Ante esto, analiza: “Fijate lo interesante del asunto, porque quizás desde el lugar que él [Negro] está ocupando no lo puede decir, aunque lo piense, y tiene que maquillar o hasta quizás mentir lo que realmente sucede para evitar perder electorado, porque se está moviendo todo desde un punto de vista muy emocional, muy reactivo. La gente está así y a veces con razón porque está indignada, porque no se les están brindando soluciones”.
Asimismo, critica que los roles están invertidos. “La política va detrás de lo que dice la opinión pública. Y no debería ser así. Justamente hay que incidir sobre la opinión pública, que es parte del debate”, dijo.

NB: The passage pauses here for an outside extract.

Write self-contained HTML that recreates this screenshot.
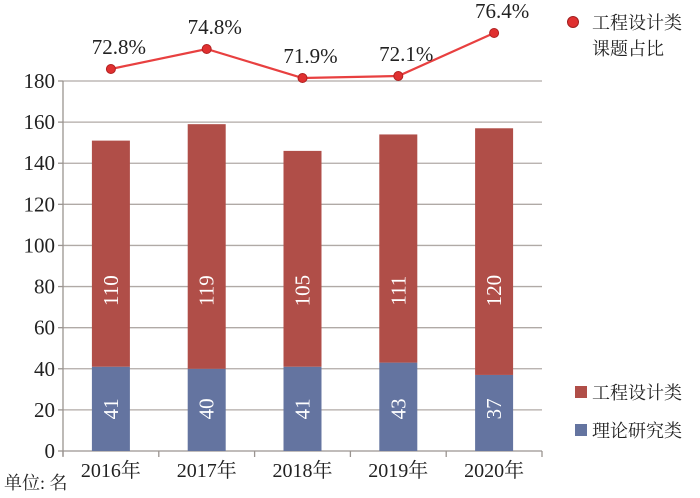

¿Qué se puede hacer ante este panorama? Tenenbaum prefiere ir a lo concreto y, desde su lugar en la ciencia social, brinda datos para luego esbozar una posible solución.
“Hay muchísimas cosas para hacer”, comienza, y apunta a un estudio que realizaron en el Departamento de Sociología sobre heridas de armas de fuego, que revela que por día, en promedio, ASSE en Montevideo atiende a tres personas por heridas de armas de fuego. Y, a su vez, cada cuatro días entra una niña, niño o adolescente por heridas de arma de fuego.

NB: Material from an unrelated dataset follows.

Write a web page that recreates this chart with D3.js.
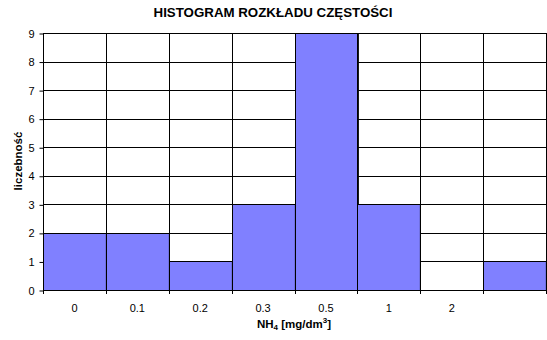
<!DOCTYPE html>
<html>
<head>
<meta charset="utf-8">
<script src="https://cdn.jsdelivr.net/npm/d3@7"></script>
<style>
  html, body { margin: 0; padding: 0; background: #fff; }
  svg { display: block; font-family: "Liberation Sans", Arial, sans-serif; }
</style>
</head>
<body>
<svg id="chart" width="547" height="340"></svg>
<script>
// Frequency histogram of NH4 concentration classes
const categories = ["0", "0.1", "0.2", "0.3", "0.5", "1", "2", ""];
const counts = [2, 2, 1, 3, 9, 3, 0, 1];
const yTicks = [0, 1, 2, 3, 4, 5, 6, 7, 8, 9];

const svg = d3.select("#chart");
const m = { left: 43, right: 1, top: 33, bottom: 50 };
const W = 547, H = 340;

const x = d3.scaleBand().domain(d3.range(categories.length))
  .range([m.left, W - m.right]).padding(0);
const y = d3.scaleLinear().domain([0, 9]).range([H - m.bottom, m.top]);

// horizontal grid
svg.append("g").selectAll("line").data(yTicks).join("line")
  .attr("x1", m.left).attr("x2", W - m.right)
  .attr("y1", d => Math.round(y(d)) + 0.5).attr("y2", d => Math.round(y(d)) + 0.5)
  .attr("stroke", "#000").attr("stroke-width", 1);

// bars
svg.append("g").selectAll("rect").data(counts).join("rect")
  .attr("x", (d, i) => Math.round(x(i)) + 0.5)
  .attr("y", d => Math.round(y(d)) + 0.5)
  .attr("width", x.bandwidth())
  .attr("height", d => Math.round(y(0)) - Math.round(y(d)))
  .attr("fill", "#8080ff")
  .attr("stroke", "#000").attr("stroke-width", 1)
  .style("display", d => d > 0 ? null : "none");

// vertical grid at class boundaries
const bounds = d3.range(categories.length + 1).map(i => i < categories.length ? x(i) : x(i - 1) + x.bandwidth());
svg.append("g").selectAll("line").data(bounds).join("line")
  .attr("x1", d => Math.round(d) + 0.5).attr("x2", d => Math.round(d) + 0.5)
  .attr("y1", m.top).attr("y2", H - m.bottom + 4)
  .attr("stroke", "#000").attr("stroke-width", 1);

// y axis
const yAxis = svg.append("g")
  .attr("transform", `translate(${m.left + 0.5},0.5)`)
  .call(d3.axisLeft(y).tickValues(yTicks).tickSize(4).tickPadding(5).tickFormat(d3.format("d")));
yAxis.select(".domain").attr("stroke", "#000").attr("d", `M0,${y(9)}V${y(0)}`);
yAxis.selectAll("text").attr("font-size", 11).attr("fill", "#000")
  .attr("font-family", "'Liberation Sans', Arial, sans-serif");
yAxis.selectAll(".tick line").attr("stroke", "#000");

// x axis baseline
svg.append("line")
  .attr("x1", m.left).attr("x2", W - m.right)
  .attr("y1", Math.round(y(0)) + 0.5).attr("y2", Math.round(y(0)) + 0.5)
  .attr("stroke", "#000");

// x tick labels centred on each class
svg.append("g").selectAll("text").data(categories).join("text")
  .attr("x", (d, i) => x(i) + x.bandwidth() / 2)
  .attr("y", H - m.bottom + 22)
  .attr("text-anchor", "middle")
  .attr("font-size", 11)
  .text(d => d);

// title
svg.append("text")
  .attr("x", 273).attr("y", 17)
  .attr("text-anchor", "middle")
  .attr("font-size", 13.3).attr("font-weight", "bold")
  .text("HISTOGRAM ROZKŁADU CZĘSTOŚCI");

// x axis title with sub/superscripts
const xt = svg.append("text")
  .attr("x", 294).attr("y", 328)
  .attr("text-anchor", "middle")
  .attr("font-size", 11.5).attr("font-weight", "bold");
xt.append("tspan").text("NH");
xt.append("tspan").attr("font-size", 8).attr("dy", 2).text("4");
xt.append("tspan").attr("dy", -2).text(" [mg/dm");
xt.append("tspan").attr("font-size", 8).attr("dy", -5).text("3");
xt.append("tspan").attr("dy", 5).text("]");

// y axis title
svg.append("text")
  .attr("transform", `translate(22,161) rotate(-90)`)
  .attr("text-anchor", "middle")
  .attr("font-size", 11.5).attr("font-weight", "bold")
  .text("liczebność");
</script>
</body>
</html>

“Con las armas de fuego hay un problema del daño que están generando. Y en ese estudio nos dimos cuenta de que un poco más de la mitad son heridas vinculadas tanto con accidentes en la manipulación de arma de fuego, que eso ya es un tema en sí mismo de percepción de riesgo sobre arma de fuego, pero también con conflictos entre grupos delictivos”, explica.
Para Tenenbaum, estos sobrevivientes, “institucionalizados por un tiempo en un centro de salud”, representan una oportunidad para el Estado de acercarse a “esa persona, a su familia, y quizás a algún amigo que está vinculado con esos problemas”.
“Hoy ahí no estamos haciendo nada. Y ese es un ejemplo de una oportunidad para trabajar y hacer cosas de carácter preventivo ante la violencia; de mediación, que no sería implementada por el Ministerio del Interior, sino que lo puede hacer Salud Pública”, completa.